Corporations have disadvantages as well as advantages. First, complex forms must be filed with the state or federal government. Second, a corporation's profits are subject to double taxation. Third in corporations with many owners or stockholders the individual share of profits in the form of dividends is comparatively small. Fourth, a corporation's owners do not directly control the business. Most individual stockholders take little interest in management decisions. In contrast, sole proprietors or partners manage their own business.

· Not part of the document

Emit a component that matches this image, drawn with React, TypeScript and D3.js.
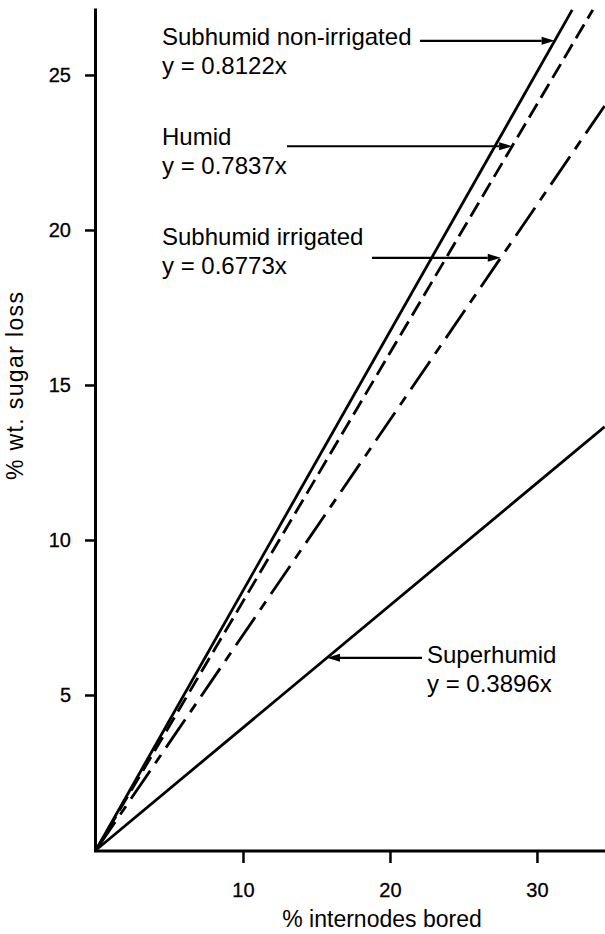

A cooperative may also be defined as a business owned and controlled equally by the people who use its services or by the people who work there.

 

11. Private company: the structure of the authorized capital, Risk of a takeover. (Harper&Grant ltd. overcomes the risk of a take-over and ensures the favorable redistribution of the share capital).

The death of Ambrose Harper, one of the two men who founded the company Harper & Grant ltd., causes a crisis in the firm. H&G is a private company. It was started originally by Hector Grant's father and the late Ambrose Harper together. A private company can be formed by two or more people. They sign Memorandum of Association, stating the number of shares they agree to take, and their signature is followed by the signatures of anyone else, often members of the family, who will also take shares in the company. In a private company there cannot be more than fifty members, or shareholders. The authorized capital of H&G Ltd was originally P5000, but the company has grown, and each 1 share is now worth about P100. Each share carries a vote at a shareholder's meeting.

Wenthworths, a large and successful firm who manufacture mattresses for beds, own 10% of H&G shares. Mr. Wentworth senior was a personal friend of Ambrose Harper. His firm now has an opportunity of buying some of the shares formerly belonging to Harper. Hector Grant wants to stop Wentworth getting as many shares as he owns himself for fear of upsetting the voting power at shareholder's meetings. If Wentworth owned fifty-one per cent of the shares they would have a controlling interest, and would be in a very good position to take over H&G completely. This being done, it will become a fully owned subsidiary.

Hector Grant does not want Alfred Wentworth to own too many of the shares. Having raised a loan, he buys enough of the shares to outvote Wentworth. It is a personal loan. It is also a short-term loan. Obtaining a loan he does not only have to pay back the money he borrowed, he also has to pay interest on it: in this case 9 per cent, this is the rate of interest. The bank manager asked Hector Grant for security. He wanted to hold the deeds of the Grant's house. But a building society lent him money long ago to buy the property, and every year he repays a proportion of the loan to them, plus interest. By now, a lot of this loan has been paid back to the building society. Probably for this reason the bank agreed to a second mortgage. If Grant could not pay back the loan within the time limit his house would have to be sold and the first mortgage paid up. Then the remainder would go to the holder of the second mortgage, in this case, the bank. Very few banks will give an unsecured loan, one without any security or guarantee they will get their money back.

Hector Grant and Peter Wiles' mother has 20% of the capital each. Ambrose Harper - 50 %, 10% in the hands of Wentworth.